Alberic (Aubry) de Mello (d. after 1162), Count of Dammartin, based on his marriage to Adela, daughter of Hugh I, Count of Dammartin. It is believed that Aubry was the son of Gilbert de Mello and Richilde de Clermont, daughter of Hugh, Count of Clermont-en-Beauvais, (d. 1101) and Margaret, daughter of Hilduin IV, Count of Roucy.

==Biography==
The precise history of Aubry de Mello is difficult to trace due to the large number of nobility of the same name in both France and England at the time. It is useful to look at the full history of the Count of Dammartin to try to understand the different options.

Renaud II, Count of Clermont-en-Beauvasis, first married Adelaide, Countess of Vermandois, and second Clémence, the widow of Alberic II, Count of Dammartin. Shortly after the death of Renaud II, Louis VII the Younger, King of France, assumed direct control over the county of Dammartin. This is indicated by a charter dated 1176, under which King Louis VII exchanged property with Paris Hôtel-Dieu and had later returned the castle and grange of Dammartin to Alberic II (postquam vero Alberico predictum castrum cum predicta grangia reddidimus).
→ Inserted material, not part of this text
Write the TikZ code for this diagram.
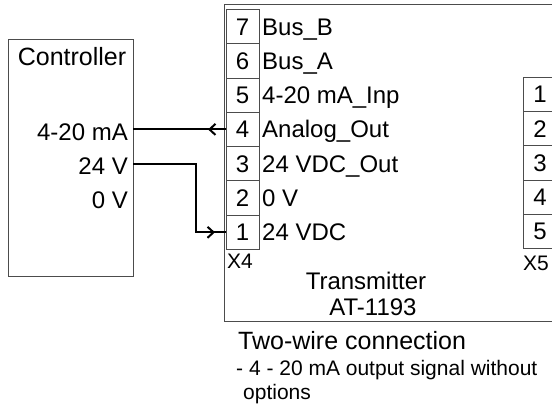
\documentclass[tikz,border=0pt]{standalone}
\usepackage{fontspec}
\setmainfont{Liberation Sans}
\usetikzlibrary{positioning,arrows.meta,decorations.markings}

\begin{document}
\begin{tikzpicture}[x=1pt, y=-1pt, >={Straight Barb[length=6pt,width=11pt]},
    font=\fontsize{24}{28}\selectfont]

    % Define block styles
    \tikzstyle{box} = [draw=black!70, line width=0.8pt, inner sep=0pt, outer sep=0pt, anchor=north west]
    \tikzstyle{pin} = [draw=black!70, line width=0.8pt, minimum width=33pt, minimum height=34.3pt, inner sep=0pt, outer sep=0pt, text height=17pt, text depth=0pt]
    \tikzstyle{pinlabel} = [inner sep=0pt, anchor=west, text height=17pt, text depth=0pt]
    \tikzstyle{small} = [inner sep=0pt, anchor=base west, font=\fontsize{21}{24}\selectfont]
    \tikzstyle{wire} = [line width=2pt, postaction={decorate}]

    \clip (0,0) rectangle (552,413);

    % Controller
    \node[box, minimum width=125pt, minimum height=237pt] (ctrl) at (8,39) {};
    \node[anchor=base, inner sep=0pt, font=\fontsize{25}{28}\selectfont] (ctrltitle) at (72,65) {Controller};
    \node[pinlabel, anchor=east] (ctrlma) at (128,132) {4-20 mA};
    \node[pinlabel, anchor=east] (ctrl24) at (128,166) {24 V};
    \node[pinlabel, anchor=east] (ctrl0) at (128,200) {0 V};

    % Transmitter
    \node[box, minimum width=340pt, minimum height=317pt] (tx) at (224,4) {};
    \node[anchor=base, inner sep=0pt] (txname) at (366,289) {Transmitter};
    \node[anchor=base, inner sep=0pt] (txtype) at (373,315) {AT-1193};

    % Terminal block X4
    \node[pin] (x4-7) at (242.5,26.5) {7};
    \node[pin, below=0pt of x4-7] (x4-6) {6};
    \node[pin, below=0pt of x4-6] (x4-5) {5};
    \node[pin, below=0pt of x4-5] (x4-4) {4};
    \node[pin, below=0pt of x4-4] (x4-3) {3};
    \node[pin, below=0pt of x4-3] (x4-2) {2};
    \node[pin, below=0pt of x4-2] (x4-1) {1};
    \node[small] (x4) at (227,268) {X4};

    \node[pinlabel, right=3pt of x4-7] (busb) {Bus\_B};
    \node[pinlabel, right=3pt of x4-6] (busa) {Bus\_A};
    \node[pinlabel, right=3pt of x4-5] (mainp) {4-20 mA\_Inp};
    \node[pinlabel, right=3pt of x4-4] (aout) {Analog\_Out};
    \node[pinlabel, right=3pt of x4-3] (vout) {24 VDC\_Out};
    \node[pinlabel, right=3pt of x4-2] (gnd) {0 V};
    \node[pinlabel, right=3pt of x4-1] (vin) {24 VDC};

    % Terminal block X5
    \node[pin, minimum width=34pt] (x5-1) at (540,94.2) {1};
    \node[pin, minimum width=34pt, below=0pt of x5-1] (x5-2) {2};
    \node[pin, minimum width=34pt, below=0pt of x5-2] (x5-3) {3};
    \node[pin, minimum width=34pt, below=0pt of x5-3] (x5-4) {4};
    \node[pin, minimum width=34pt, below=0pt of x5-4] (x5-5) {5};
    \node[small] (x5) at (523,270) {X5};

    % Wiring
    \draw[wire, decoration={markings, mark=at position 18pt with {\arrow{>}}}]
        (x4-4.west) -- (x4-4.west -| ctrl.east);
    \draw[wire, decoration={markings, mark=at position -11pt with {\arrow{>}}}]
        (x4-3.west -| ctrl.east) -- ++(63,0) |- (x4-1.west);

    % Notes
    \node[anchor=base west, inner sep=0pt, font=\fontsize{25}{28}\selectfont] (note) at (238,349) {Two-wire connection};
    \node[small] (note1) at (236,375) {- 4 - 20 mA output signal without};
    \node[small] (note2) at (243,399) {options};

\end{tikzpicture}
\end{document}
The precise circumstances and dating of the king's acquisition of Dammartin are unknown, but it may have been triggered by a disputed succession. Renaud had presumably retained the county for life (jure uxoris), but his sons by Clémence would have had no right to it. The heir to the county appears to have been Adela, widow of Lancelin, Lord of Dammartin. A charter dated 1175 hints that the inheritance of Dammartin was disputed.

The question remains as to why was Alberic was chosen to receive the County of Dammartin. Mathieu suggests that he was the king's candidate and belonged to the Dammartin line in order to prevail over challenges from other claimants. His theory is that Aubry de Mello was the same person as the English Aubry I de Dammartin, son of Odo I de Dammartin who had emigrated to England. He bases this on the charter dated March 1187, under which Henry II of England granted manerium de Norton to comiti Alberico de Dammartin et Reginaldo filio suo, as the same property had been granted to other members of the English Dammartin family by his predecessor Henry Beauclerc. In addition, the sources quoted below indicate that Aubry held other English properties which were previously associated with the English Dammartin family.

Aubrey and Adela had at least one son:
- Alberic II, Count of Dammartin

Aubry may be the same person as Albéric I de Mello and Dammartin, Grand Chambrier de France (Grand Chamberman of France) from 1122 to 1129 under Louis VI the Fat. Others characterize Albéric as Aubry's son (but not the same person as Alberic II, Count of Dammartin).

Aubry was succeeded as Count of Dammartin by his son Alberic.